Here’s how to perform a triceps kickback:
- Start by holding a dumbbell in your right hand and stand with your feet shoulder-width apart.
- Bend your knees slightly and lean forward from your hips, keeping your back neutral.
- Bring one arm up to your side, with your forearm perpendicular to the ground.
- Straighten your arm behind you by extending at the elbow.
- Try to pause the weight at the top before lowering the weight back down.
- Repeat for the desired number of reps and then switch sides.
Here are a few notes about triceps kickbacks that you should keep in mind:
If your main goal is to build muscle, then it’s best that you don’t lower the weight so far down that you lose tension in your triceps.
Another thing is to try and avoid swinging your upper arms too much. This will place more of the emphasis on the triceps.
Tricep Kickbacks Muscles Worked
Tricep kickbacks are obviously targeting the triceps muscles. The triceps are a three-headed muscle group located on the back of your upper arm. They are responsible for extending the elbow joint and are used in many pushing movements such as push-ups, bench press, and dips. The long head also plays a role in shoulder extension.
Tricep kickbacks primarily target the lateral head of the triceps muscle.
In addition to the triceps, tricep kickbacks also work the muscles in your shoulders and back. Your shoulders are used to stabilize your upper body while performing the exercise, and your back muscles are used to maintain good posture throughout the movement.
There are numerous ways to perform a tricep kickback. Here are some variations you can try to see what works best for you.
- Dumbbell Tricep Kickbacks: This is the most common variation of tricep kickbacks. To perform them, hold a dumbbell in one hand and place your opposite knee and hand on a bench. Keep your back straight and extend your arm behind you until it’s parallel to the ground. Slowly lower the weight back to the starting position and repeat for the desired number of reps. Switch sides and repeat.
- Cable Tricep Kickbacks: Attach a single handle to a low pulley cable machine and stand facing the machine with your feet shoulder-width apart. Hold the handle with one hand and keep your elbow close to your body. Extend your arm behind you until it’s parallel to the ground. Slowly lower the weight back to the starting position and repeat for the desired number of reps. Switch sides and repeat. You can also do these without an attachment by just grabbing the cable by its head.
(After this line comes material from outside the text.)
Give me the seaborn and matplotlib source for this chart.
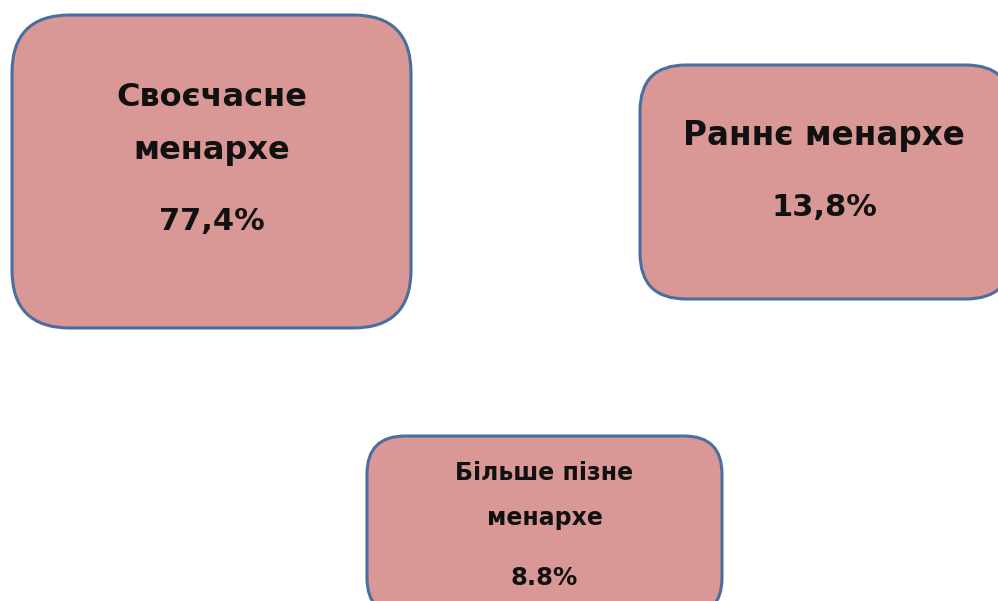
import matplotlib
matplotlib.use("Agg")
import matplotlib.pyplot as plt
import seaborn as sns
from matplotlib.patches import FancyBboxPatch

# categories of menarche onset and their shares
labels = ["Своєчасне\nменархе", "Раннє менархе", "Більше пізне\nменархе"]
values = ["77,4%", "13,8%", "8.8%"]

# box geometry in pixel units (x, top, width, height, corner radius)
boxes = [(12, 15, 399, 313, 58), (640, 65, 372, 234, 46), (367, 436, 355, 180, 38)]
label_y = [[97, 150], [135], [473, 518]]
value_y = [222, 208, 578]
label_size = [23, 23.5, 17]
value_size = [22, 22, 17.5]

sns.set_theme(style="white")
plt.rcParams['font.family'] = ['DejaVu Sans']

fig = plt.figure(figsize=(9.98, 6.01), dpi=100)
ax = fig.add_axes([0, 0, 1, 1])
ax.set_xlim(0, 998)
ax.set_ylim(601, 0)
ax.axis("off")

fill = "#D99795"
edge = "#4A6E9E"

for i, (x, y, w, h, r) in enumerate(boxes):
    patch = FancyBboxPatch((x, y), w, h, boxstyle=f"round,pad=0,rounding_size={r}",
                           facecolor=fill, edgecolor=edge, linewidth=2.2)
    ax.add_patch(patch)
    cx = x + w / 2 if i != 1 else 824
    for line, ly in zip(labels[i].split("\n"), label_y[i]):
        ax.text(cx, ly, line, ha="center", va="center", fontsize=label_size[i],
                fontweight="bold", color="#111111")
    ax.text(cx, value_y[i], values[i], ha="center", va="center", fontsize=value_size[i],
            fontweight="bold", color="#111111")

plt.savefig("out.png", dpi=100)
plt.close()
- Resistance Band Tricep Kickbacks: Attach a resistance band to a sturdy object like a machine or a pole at waist height. Follow the same procedure as with the other variations. Depending on the strength of the band and your triceps you might have to move closer or further from the attachment point to reach the right amount of resistance.
Choose the variation that works best for you and don’t go too heavy. Due to the mechanics of the triceps kickback, going heavy will be hard on your shoulder joint and make it lose its effectiveness. It’s an isolation exercise so the focus should be on controlled contractions and time under tension (TUT).
Congratulations! You have learned everything there is to know about triceps kickbacks.
Remember, it’s not about lifting heavy weights but rather about the quality of movement and maintaining tension in the triceps. Start light and gradually increase the weight as you become more comfortable with the movement.
Test different variations and rep ranges to see what works best for you.